USA wyślą do Afganistanu kolejne tysiące żołnierzy
Prezydent Barack Obama
zaaprobował wysłanie do Afganistanu dodatkowych 17 tys. żołnierzy - poinformował Biały Dom.
- Decyzję przekazano Pentagonowi wczoraj. Rozkazy zostały podpisane dzisiaj (wtorek) - powiedział rzecznik Białego Domu, Robert Gibbs, towarzyszący prezydentowi w podróży do Denver w stanie Kolorado.
Zwiększenie amerykańskiego kontyngentu "jest konieczne dla ustabilizowania sytuacji w Afganistanie, która się bardzo pogarsza" - głosi pisemny komunikat Obamy.
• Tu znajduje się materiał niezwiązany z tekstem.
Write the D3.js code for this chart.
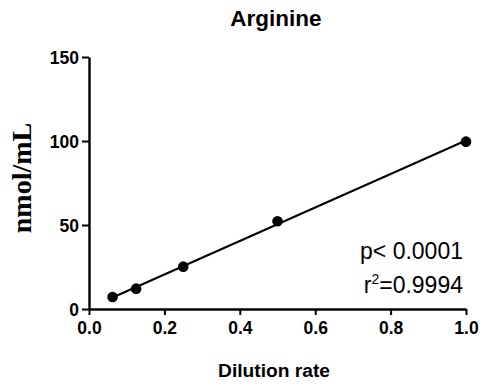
<!DOCTYPE html>
<html>
<head>
<meta charset="utf-8">
<script src="https://cdn.jsdelivr.net/npm/d3@7/dist/d3.min.js"></script>
<style>
  html, body { margin: 0; padding: 0; background: #fff; }
  svg { display: block; }
</style>
</head>
<body>
<svg id="chart" width="482" height="389"></svg>
<script>
// Arginine standard curve: concentration vs dilution rate
const dilution = [0.0625, 0.125, 0.25, 0.5, 1.0];
const concentration = [7.1, 12.1, 25.2, 52.2, 99.6];
const xTicks = [0.0, 0.2, 0.4, 0.6, 0.8, 1.0];
const yTicks = [0, 50, 100, 150];
const statLines = ["p< 0.0001", "r²=0.9994"];

const sans = "'Liberation Sans', Arial, sans-serif";
const svg = d3.select("#chart");
const x = d3.scaleLinear().domain([0, 1]).range([89, 466]);
const y = d3.scaleLinear().domain([0, 150]).range([309, 57]);

// least-squares fit over the measured points
const mx = d3.mean(dilution), my = d3.mean(concentration);
const slope = d3.sum(dilution, (d, i) => (d - mx) * (concentration[i] - my)) /
              d3.sum(dilution, d => (d - mx) * (d - mx));
const intercept = my - slope * mx;
const xr = d3.extent(dilution);

svg.append("line")
  .attr("x1", x(xr[0])).attr("y1", y(intercept + slope * xr[0]))
  .attr("x2", x(xr[1])).attr("y2", y(intercept + slope * xr[1]))
  .attr("stroke", "#000").attr("stroke-width", 2);

svg.selectAll("circle.pt").data(dilution).enter().append("circle")
  .attr("class", "pt")
  .attr("cx", d => x(d))
  .attr("cy", (d, i) => y(concentration[i]))
  .attr("r", 5.3)
  .attr("fill", "#000");

// axes
const xAxis = d3.axisBottom(x).tickValues(xTicks).tickFormat(d3.format(".1f")).tickSize(6).tickSizeOuter(0);
const yAxis = d3.axisLeft(y).tickValues(yTicks).tickFormat(d3.format("d")).tickSize(7).tickSizeOuter(0);

const gx = svg.append("g").attr("transform", "translate(0,309)").call(xAxis);
const gy = svg.append("g").attr("transform", "translate(89,0)").call(yAxis);

[gx, gy].forEach(g => {
  g.attr("font-size", null).attr("font-family", null);
  g.select(".domain").attr("stroke", "#000").attr("stroke-width", 2.4);
  g.selectAll(".tick line").attr("stroke", "#000").attr("stroke-width", 2);
  g.selectAll(".tick text")
    .attr("fill", "#000")
    .style("font-family", sans)
    .style("font-weight", "bold")
    .style("font-size", "17.5px");
});
gx.selectAll(".tick text").attr("dy", "0").attr("y", 25);
gy.selectAll(".tick text").attr("x", -10).attr("dy", "0.36em");

// title
svg.append("text")
  .attr("x", 276).attr("y", 26)
  .attr("text-anchor", "middle")
  .style("font-family", sans)
  .style("font-weight", "bold")
  .style("font-size", "22.5px")
  .text("Arginine");

// x axis title
svg.append("text")
  .attr("x", 274).attr("y", 377)
  .attr("text-anchor", "middle")
  .style("font-family", sans)
  .style("font-weight", "bold")
  .style("font-size", "19.2px")
  .text("Dilution rate");

// y axis title
svg.append("text")
  .attr("transform", "translate(31,178) rotate(-90)")
  .attr("text-anchor", "middle")
  .style("font-family", "'Liberation Serif', 'Times New Roman', serif")
  .style("font-weight", "bold")
  .style("font-size", "28px")
  .text("nmol/mL");

// regression statistics
const stat = svg.append("g")
  .style("font-family", sans)
  .style("font-size", "23px");
stat.append("text")
  .attr("x", 463).attr("y", 259)
  .attr("text-anchor", "end")
  .text(statLines[0]);
const r2 = stat.append("text")
  .attr("x", 463).attr("y", 293)
  .attr("text-anchor", "end");
r2.append("tspan").text("r");
r2.append("tspan").attr("dy", -9).style("font-size", "14px").text("2");
r2.append("tspan").attr("dy", 9).text(statLines[1].slice(2));
</script>
</body>
</html>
Prezydent podkreśla, że od pewnego czasu wojna w Afganistanie nie była w centrum "strategicznej uwagi"; nie poświęcono jej też "wystarczających sił i środków, których (sytuacja) pilnie wymaga".
Strategia wobec Afganistanu poddawana jest właśnie rewizji, ale "wysłanie dodatkowych sił na miejsce walki nie determinuje wniosków, jakie administracja wyciągnie z analizy strategii afgańskiej" - głosi komunikat prezydenta.
Według agencji AFP, transfer kolejnych oddziałów do Afganistanu potrwa do lata.
17 tys. osób, które pojadą do Afganistanu to dwie brygady, w tym jedna piechoty morskiej, oraz personel pomocniczy - informują przedstawiciele Pentagonu.
Zwiększenie amerykańskiego kontyngentu było planowane; docelowo w Afganistanie ma się znaleźć 60 tys. żołnierzy. Obecnie jest ich tam 38 tys.
Rozlokowanie dwóch brygad, które wyruszą na front, jest odpowiedzią na apel generała armii USA i komendanta sił NATO w Afganistanie, Davida McKiernana, który zażądał posiłków. McKiernan liczył na trzy dodatkowe brygady.
Wysłanie 17 tys. żołnierzy do Afganistanu to pierwsza militarna decyzja nowego prezydenta USA.